== Data provided ==

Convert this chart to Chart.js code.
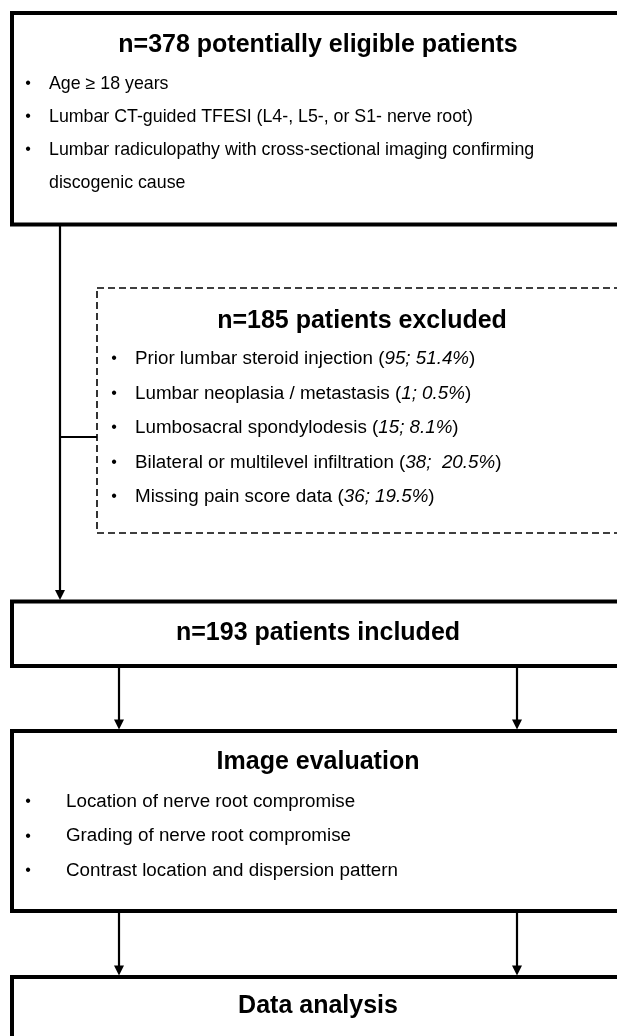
<!DOCTYPE html>
<html>
<head>
<meta charset="utf-8">
<script src="https://cdn.jsdelivr.net/npm/chart.js@4.4.0/dist/chart.umd.min.js"></script>
<style>
html, body { margin: 0; padding: 0; background: #fff; }
#wrap { width: 617px; height: 1036px; }
</style>
</head>
<body>
<div id="wrap"><canvas id="flowChart" width="617" height="1036"></canvas></div>
<script>
// --- Flow data ---
const eligibleCount = 378;
const excludedCount = 185;
const includedCount = 193;

const eligibleCriteria = [
    "Age ≥ 18 years",
    "Lumbar CT-guided TFESI (L4-, L5-, or S1- nerve root)",
    "Lumbar radiculopathy with cross-sectional imaging confirming discogenic cause"
];

const exclusionReasons = [
    "Prior lumbar steroid injection",
    "Lumbar neoplasia / metastasis",
    "Lumbosacral spondylodesis",
    "Bilateral or multilevel infiltration",
    "Missing pain score data"
];
const exclusionCounts = [95, 1, 15, 38, 36];
const exclusionPercents = ["51.4%", "0.5%", "8.1%", " 20.5%", "19.5%"];

const evaluationTitle = "Image evaluation";
const evaluationItems = [
    "Location of nerve root compromise",
    "Grading of nerve root compromise",
    "Contrast location and dispersion pattern"
];
const analysisTitle = "Data analysis";

// --- Layout (page units, mapped through the chart scales) ---
const layout = {
    eligible:  {x0: 12, x1: 624, y0: 13,    y1: 224.5, titleY: 45,  firstY: 84,  step: 33,   bulletX: 28,  textX: 49,
                size: 17.8, wrap: 560},
    excluded:  {x0: 97, x1: 627, y0: 288,   y1: 533,   titleY: 321, firstY: 359, step: 34.5, bulletX: 114, textX: 135,
                size: 18.8},
    included:  {x0: 12, x1: 624, y0: 601.5, y1: 666,   titleY: 633},
    evaluation:{x0: 12, x1: 624, y0: 731,   y1: 911,   titleY: 762, firstY: 802, step: 34.2, bulletX: 28,  textX: 66,
                size: 18.8},
    analysis:  {x0: 12, x1: 624, y0: 977,   y1: 1200,  titleY: 1006},
    mainLineX: 60,
    branchY: 437,
    splitX: [119, 517]
};

const FAMILY = "'Liberation Sans', Arial, sans-serif";
const TITLE_FONT = "bold 25px " + FAMILY;

// --- Drawing helpers ---
function drawBox(ctx, sx, sy, b, lw, dash){
    ctx.save();
    ctx.lineWidth = lw;
    ctx.strokeStyle = "#000";
    ctx.setLineDash(dash || []);
    ctx.strokeRect(sx(b.x0), sy(b.y0), sx(b.x1) - sx(b.x0), sy(b.y1) - sy(b.y0));
    ctx.restore();
}

function drawLine(ctx, x0, y0, x1, y1, lw){
    ctx.save();
    ctx.lineWidth = lw;
    ctx.strokeStyle = "#000";
    ctx.beginPath();
    ctx.moveTo(x0, y0);
    ctx.lineTo(x1, y1);
    ctx.stroke();
    ctx.restore();
}

function drawArrow(ctx, x, y0, y1){
    drawLine(ctx, x, y0, x, y1 - 8, 2.2);
    ctx.save();
    ctx.fillStyle = "#000";
    ctx.beginPath();
    ctx.moveTo(x - 5, y1 - 10);
    ctx.lineTo(x + 5, y1 - 10);
    ctx.lineTo(x, y1);
    ctx.closePath();
    ctx.fill();
    ctx.restore();
}

function drawTitle(ctx, sx, sy, b, text){
    ctx.save();
    ctx.font = TITLE_FONT;
    ctx.fillStyle = "#000";
    ctx.textAlign = "center";
    ctx.textBaseline = "middle";
    ctx.fillText(text, sx((b.x0 + b.x1) / 2), sy(b.titleY));
    ctx.restore();
}

function wrapText(ctx, text, maxWidth){
    let words = text.split(" ");
    let lines = [];
    let line = "";
    words.forEach(w => {
        let test = line ? line + " " + w : w;
        if (ctx.measureText(test).width > maxWidth && line){
            lines.push(line);
            line = w;
        } else {
            line = test;
        }
    });
    if (line) lines.push(line);
    return lines;
}

// each item is a list of [text, italic] runs
function drawBullets(ctx, sx, sy, b, items){
    let regular = b.size + "px " + FAMILY;
    let italic = "italic " + b.size + "px " + FAMILY;
    ctx.save();
    ctx.fillStyle = "#000";
    ctx.textBaseline = "middle";
    ctx.textAlign = "left";
    let row = 0;
    items.forEach(runs => {
        let y = sy(b.firstY + row * b.step);
        ctx.font = "16px " + FAMILY;
        ctx.fillText("•", sx(b.bulletX) - ctx.measureText("•").width / 2, y);
        ctx.font = regular;
        if (runs.length === 1 && b.wrap){
            let lines = wrapText(ctx, runs[0][0], b.wrap);
            lines.forEach((ln, i) => {
                ctx.fillText(ln, sx(b.textX), sy(b.firstY + (row + i) * b.step));
            });
            row += lines.length;
        } else {
            let x = sx(b.textX);
            runs.forEach(([t, isItalic]) => {
                ctx.font = isItalic ? italic : regular;
                ctx.fillText(t, x, y);
                x += ctx.measureText(t).width;
            });
            row += 1;
        }
    });
    ctx.restore();
}

// --- Flowchart plugin ---
const flowPlugin = {
    id: "flow",
    afterDraw(chart){
        let ctx = chart.ctx;
        let sx = v => chart.scales.x.getPixelForValue(v);
        let sy = v => chart.scales.y.getPixelForValue(v);
        let L = layout;

        // connectors
        drawArrow(ctx, sx(L.mainLineX), sy(L.eligible.y1), sy(L.included.y0 - 1.5));
        drawLine(ctx, sx(L.mainLineX), sy(L.branchY), sx(L.excluded.x0), sy(L.branchY), 2.2);
        L.splitX.forEach(x => {
            drawArrow(ctx, sx(x), sy(L.included.y1 + 2), sy(L.evaluation.y0 - 1.5));
            drawArrow(ctx, sx(x), sy(L.evaluation.y1 + 2), sy(L.analysis.y0 - 1.5));
        });

        // boxes
        drawBox(ctx, sx, sy, L.eligible, 4);
        drawBox(ctx, sx, sy, L.excluded, 1.6, [7, 4]);
        drawBox(ctx, sx, sy, L.included, 4);
        drawBox(ctx, sx, sy, L.evaluation, 4);
        drawBox(ctx, sx, sy, L.analysis, 4);

        // texts
        drawTitle(ctx, sx, sy, L.eligible, `n=${eligibleCount} potentially eligible patients`);
        drawBullets(ctx, sx, sy, L.eligible, eligibleCriteria.map(t => [[t, false]]));

        drawTitle(ctx, sx, sy, L.excluded, `n=${excludedCount} patients excluded`);
        drawBullets(ctx, sx, sy, L.excluded, exclusionReasons.map((r, i) => [
            [r + " (", false],
            [`${exclusionCounts[i]}; ${exclusionPercents[i]}`, true],
            [")", false]
        ]));

        drawTitle(ctx, sx, sy, L.included, `n=${includedCount} patients included`);

        drawTitle(ctx, sx, sy, L.evaluation, evaluationTitle);
        drawBullets(ctx, sx, sy, L.evaluation, evaluationItems.map(t => [[t, false]]));

        drawTitle(ctx, sx, sy, L.analysis, analysisTitle);
    }
};

// --- Chart ---
new Chart(document.getElementById("flowChart").getContext("2d"), {
    type: "scatter",
    data: { datasets: [{ data: [] }] },
    options: {
        responsive: false,
        animation: false,
        devicePixelRatio: 1,
        layout: { padding: 0 },
        scales: {
            x: { type: "linear", min: 0, max: 617, display: false },
            y: { type: "linear", min: 0, max: 1036, reverse: true, display: false }
        },
        plugins: { legend: { display: false }, tooltip: { enabled: false } }
    },
    plugins: [flowPlugin]
});
</script>
</body>
</html>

===

Make an exact copy of the data, leaving its pictures out.

Convert this chart to Chart.js code.
<!DOCTYPE html>
<html>
<head>
<meta charset="utf-8">
<script src="https://cdn.jsdelivr.net/npm/chart.js@4.4.0/dist/chart.umd.min.js"></script>
<style>
html, body { margin: 0; padding: 0; background: #fff; }
#wrap { width: 617px; height: 1036px; }
</style>
</head>
<body>
<div id="wrap"><canvas id="flowChart" width="617" height="1036"></canvas></div>
<script>
// --- Flow data ---
const eligibleCount = 378;
const excludedCount = 185;
const includedCount = 193;

const eligibleCriteria = [
    "Age ≥ 18 years",
    "Lumbar CT-guided TFESI (L4-, L5-, or S1- nerve root)",
    "Lumbar radiculopathy with cross-sectional imaging confirming discogenic cause"
];

const exclusionReasons = [
    "Prior lumbar steroid injection",
    "Lumbar neoplasia / metastasis",
    "Lumbosacral spondylodesis",
    "Bilateral or multilevel infiltration",
    "Missing pain score data"
];
const exclusionCounts = [95, 1, 15, 38, 36];
const exclusionPercents = ["51.4%", "0.5%", "8.1%", " 20.5%", "19.5%"];

const evaluationTitle = "Image evaluation";
const evaluationItems = [
    "Location of nerve root compromise",
    "Grading of nerve root compromise",
    "Contrast location and dispersion pattern"
];
const analysisTitle = "Data analysis";

// --- Layout (page units, mapped through the chart scales) ---
const layout = {
    eligible:  {x0: 12, x1: 624, y0: 13,    y1: 224.5, titleY: 45,  firstY: 84,  step: 33,   bulletX: 28,  textX: 49,
                size: 17.8, wrap: 560},
    excluded:  {x0: 97, x1: 627, y0: 288,   y1: 533,   titleY: 321, firstY: 359, step: 34.5, bulletX: 114, textX: 135,
                size: 18.8},
    included:  {x0: 12, x1: 624, y0: 601.5, y1: 666,   titleY: 633},
    evaluation:{x0: 12, x1: 624, y0: 731,   y1: 911,   titleY: 762, firstY: 802, step: 34.2, bulletX: 28,  textX: 66,
                size: 18.8},
    analysis:  {x0: 12, x1: 624, y0: 977,   y1: 1200,  titleY: 1006},
    mainLineX: 60,
    branchY: 437,
    splitX: [119, 517]
};

const FAMILY = "'Liberation Sans', Arial, sans-serif";
const TITLE_FONT = "bold 25px " + FAMILY;

// --- Drawing helpers ---
function drawBox(ctx, sx, sy, b, lw, dash){
    ctx.save();
    ctx.lineWidth = lw;
    ctx.strokeStyle = "#000";
    ctx.setLineDash(dash || []);
    ctx.strokeRect(sx(b.x0), sy(b.y0), sx(b.x1) - sx(b.x0), sy(b.y1) - sy(b.y0));
    ctx.restore();
}

function drawLine(ctx, x0, y0, x1, y1, lw){
    ctx.save();
    ctx.lineWidth = lw;
    ctx.strokeStyle = "#000";
    ctx.beginPath();
    ctx.moveTo(x0, y0);
    ctx.lineTo(x1, y1);
    ctx.stroke();
    ctx.restore();
}

function drawArrow(ctx, x, y0, y1){
    drawLine(ctx, x, y0, x, y1 - 8, 2.2);
    ctx.save();
    ctx.fillStyle = "#000";
    ctx.beginPath();
    ctx.moveTo(x - 5, y1 - 10);
    ctx.lineTo(x + 5, y1 - 10);
    ctx.lineTo(x, y1);
    ctx.closePath();
    ctx.fill();
    ctx.restore();
}

function drawTitle(ctx, sx, sy, b, text){
    ctx.save();
    ctx.font = TITLE_FONT;
    ctx.fillStyle = "#000";
    ctx.textAlign = "center";
    ctx.textBaseline = "middle";
    ctx.fillText(text, sx((b.x0 + b.x1) / 2), sy(b.titleY));
    ctx.restore();
}

function wrapText(ctx, text, maxWidth){
    let words = text.split(" ");
    let lines = [];
    let line = "";
    words.forEach(w => {
        let test = line ? line + " " + w : w;
        if (ctx.measureText(test).width > maxWidth && line){
            lines.push(line);
            line = w;
        } else {
            line = test;
        }
    });
    if (line) lines.push(line);
    return lines;
}

// each item is a list of [text, italic] runs
function drawBullets(ctx, sx, sy, b, items){
    let regular = b.size + "px " + FAMILY;
    let italic = "italic " + b.size + "px " + FAMILY;
    ctx.save();
    ctx.fillStyle = "#000";
    ctx.textBaseline = "middle";
    ctx.textAlign = "left";
    let row = 0;
    items.forEach(runs => {
        let y = sy(b.firstY + row * b.step);
        ctx.font = "16px " + FAMILY;
        ctx.fillText("•", sx(b.bulletX) - ctx.measureText("•").width / 2, y);
        ctx.font = regular;
        if (runs.length === 1 && b.wrap){
            let lines = wrapText(ctx, runs[0][0], b.wrap);
            lines.forEach((ln, i) => {
                ctx.fillText(ln, sx(b.textX), sy(b.firstY + (row + i) * b.step));
            });
            row += lines.length;
        } else {
            let x = sx(b.textX);
            runs.forEach(([t, isItalic]) => {
                ctx.font = isItalic ? italic : regular;
                ctx.fillText(t, x, y);
                x += ctx.measureText(t).width;
            });
            row += 1;
        }
    });
    ctx.restore();
}

// --- Flowchart plugin ---
const flowPlugin = {
    id: "flow",
    afterDraw(chart){
        let ctx = chart.ctx;
        let sx = v => chart.scales.x.getPixelForValue(v);
        let sy = v => chart.scales.y.getPixelForValue(v);
        let L = layout;

        // connectors
        drawArrow(ctx, sx(L.mainLineX), sy(L.eligible.y1), sy(L.included.y0 - 1.5));
        drawLine(ctx, sx(L.mainLineX), sy(L.branchY), sx(L.excluded.x0), sy(L.branchY), 2.2);
        L.splitX.forEach(x => {
            drawArrow(ctx, sx(x), sy(L.included.y1 + 2), sy(L.evaluation.y0 - 1.5));
            drawArrow(ctx, sx(x), sy(L.evaluation.y1 + 2), sy(L.analysis.y0 - 1.5));
        });

        // boxes
        drawBox(ctx, sx, sy, L.eligible, 4);
        drawBox(ctx, sx, sy, L.excluded, 1.6, [7, 4]);
        drawBox(ctx, sx, sy, L.included, 4);
        drawBox(ctx, sx, sy, L.evaluation, 4);
        drawBox(ctx, sx, sy, L.analysis, 4);

        // texts
        drawTitle(ctx, sx, sy, L.eligible, `n=${eligibleCount} potentially eligible patients`);
        drawBullets(ctx, sx, sy, L.eligible, eligibleCriteria.map(t => [[t, false]]));

        drawTitle(ctx, sx, sy, L.excluded, `n=${excludedCount} patients excluded`);
        drawBullets(ctx, sx, sy, L.excluded, exclusionReasons.map((r, i) => [
            [r + " (", false],
            [`${exclusionCounts[i]}; ${exclusionPercents[i]}`, true],
            [")", false]
        ]));

        drawTitle(ctx, sx, sy, L.included, `n=${includedCount} patients included`);

        drawTitle(ctx, sx, sy, L.evaluation, evaluationTitle);
        drawBullets(ctx, sx, sy, L.evaluation, evaluationItems.map(t => [[t, false]]));

        drawTitle(ctx, sx, sy, L.analysis, analysisTitle);
    }
};

// --- Chart ---
new Chart(document.getElementById("flowChart").getContext("2d"), {
    type: "scatter",
    data: { datasets: [{ data: [] }] },
    options: {
        responsive: false,
        animation: false,
        devicePixelRatio: 1,
        layout: { padding: 0 },
        scales: {
            x: { type: "linear", min: 0, max: 617, display: false },
            y: { type: "linear", min: 0, max: 1036, reverse: true, display: false }
        },
        plugins: { legend: { display: false }, tooltip: { enabled: false } }
    },
    plugins: [flowPlugin]
});
</script>
</body>
</html>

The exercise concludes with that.